Uno degli aspetti più tragici di queste settimane è il mancato saluto ai propri defunti. Quanto sarà importante, un domani, poter “recuperare” questi addii?
«Chi ha perso una persona cara ha vissuto qualcosa non solo di doloroso ma di inaccettabile. Il defunto è letteralmente sparito agli occhi di chi lo amava e il problema della sparizione è, in psichiatria, molto complesso. Bisognerà fare un lungo lavoro di recupero dell’immagine interiore della persona perduta e degli affetti ad essa legati. Si ha a che fare con una sparizione che da fisica, concreta, può diventare psichica e determinare una lesione interna, un vuoto. Questi possono portare a una grave crisi di anaffettività.

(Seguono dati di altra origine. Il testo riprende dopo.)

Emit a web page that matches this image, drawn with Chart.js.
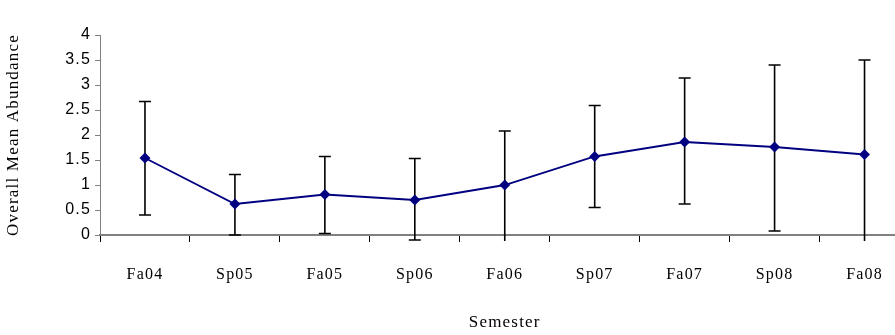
<!DOCTYPE html>
<html>
<head>
<meta charset="utf-8">
<script src="https://cdn.jsdelivr.net/npm/chart.js@4.4.1/dist/chart.umd.min.js"></script>
<style>
  html, body { margin: 0; padding: 0; overflow: hidden; background: #fff; }
  #wrap { width: 915px; height: 335px; }
</style>
</head>
<body>
<div id="wrap"><canvas id="chart-abundance" width="915" height="335"></canvas></div>
<script>
var semesters = ['Fa04', 'Sp05', 'Fa05', 'Sp06', 'Fa06', 'Sp07', 'Fa07', 'Sp08', 'Fa08'];
var meanAbundance = [1.54, 0.62, 0.81, 0.70, 1.00, 1.57, 1.86, 1.76, 1.61];
var errorHigh = [2.67, 1.21, 1.57, 1.53, 2.08, 2.59, 3.14, 3.40, 3.50];
var errorLow = [0.40, 0.00, 0.03, -0.10, -0.16, 0.55, 0.62, 0.08, -0.30];
var yTicks = ['0', '0.5', '1', '1.5', '2', '2.5', '3', '3.5', '4'];

// wider letter spacing, the original text is set in a loose serif
var spacing = {
  id: 'spacing',
  beforeInit: function (chart) {
    chart.ctx.letterSpacing = '1.2px';
  },
  beforeDraw: function (chart) {
    chart.ctx.letterSpacing = '1.2px';
  },
};

// error bars, drawn behind the markers; clipped a little below the x axis like the original
var errorBars = {
  id: 'errorBars',
  beforeDatasetsDraw: function (chart) {
    let x = chart.scales.x;
    let y = chart.scales.y;
    let clipY = y.getPixelForValue(-0.12);
    let ctx = chart.ctx;
    ctx.save();
    ctx.strokeStyle = '#000000';
    ctx.lineWidth = 1.6;
    semesters.forEach((s, i) => {
      let px = x.getPixelForValue(i);
      let top = y.getPixelForValue(errorHigh[i]);
      let bot = y.getPixelForValue(errorLow[i]);
      let capBot = bot <= clipY;
      if (!capBot) bot = clipY;
      ctx.beginPath();
      ctx.moveTo(px, top);
      ctx.lineTo(px, bot);
      ctx.moveTo(px - 6, top);
      ctx.lineTo(px + 6, top);
      if (capBot) {
        ctx.moveTo(px - 6, bot);
        ctx.lineTo(px + 6, bot);
      }
      ctx.stroke();
    });
    ctx.restore();
  },
};

var ctx = document.getElementById('chart-abundance').getContext('2d');
var chart = new Chart(ctx, {
  type: 'line',
  plugins: [spacing, errorBars],
  data: {
    labels: semesters,
    datasets: [
      {
        label: 'Overall Mean Abundance',
        data: meanAbundance,
        borderColor: '#000080',
        backgroundColor: '#000080',
        borderWidth: 1.8,
        pointStyle: 'rectRot',
        pointRadius: 5.5,
        pointBorderWidth: 0,
        tension: 0,
      },
    ],
  },
  options: {
    responsive: false,
    animation: false,
    layout: { padding: { top: 35, right: 3, bottom: 0, left: 0 } },
    plugins: {
      legend: { display: false },
      tooltip: { enabled: false },
    },
    scales: {
      x: {
        offset: true,
        grid: {
          offset: true,
          drawOnChartArea: false,
          tickLength: 7,
          tickColor: '#000000',
          tickWidth: 1,
        },
        border: { color: '#808080', width: 2 },
        ticks: {
          padding: 23,
          color: '#000000',
          font: { family: 'Liberation Serif', size: 16 },
          maxRotation: 0,
        },
        title: {
          display: true,
          text: 'Semester',
          color: '#000000',
          font: { family: 'Liberation Serif', size: 17 },
          padding: { top: 0, bottom: 2 },
        },
        afterFit: function (scale) {
          scale.height = 100;
        },
      },
      y: {
        min: 0,
        max: 4,
        grid: {
          drawOnChartArea: false,
          tickLength: 5,
          tickColor: '#808080',
        },
        border: { color: '#808080', width: 1 },
        ticks: {
          stepSize: 0.5,
          padding: 4,
          color: '#000000',
          font: { family: 'Liberation Sans', size: 16 },
          callback: function (value, index) {
            return yTicks[index];
          },
        },
        title: {
          display: true,
          text: 'Overall Mean Abundance',
          color: '#000000',
          font: { family: 'Liberation Serif', size: 17 },
          padding: { top: 3, bottom: 0 },
        },
        afterFit: function (scale) {
          scale.width = 100;
        },
      },
    },
  },
});
</script>
</body>
</html>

Solo affrontando questa anaffettività, con un lavoro psicoterapeutico rivolto alla dimensione inconscia, con l’interpretazione dei sogni, una morte così drammatica può essere elaborata nel tempo e la crisi, ad essa legata, risolta».
La vita di chi convive con una malattia mentale, la vita di Veronica e di troppi altri, è una storia fatta di conquiste quotidiane, di abitudini instaurate con fatica, di strenua lotta e di sentimenti contrastanti e taciuti. Sentirsi accettati nel dolore e nel disordine, vederne riconosciute presenza e portata, è la condizione essenziale per chiedere aiuto senza considerarsi guasti ma sofferenti.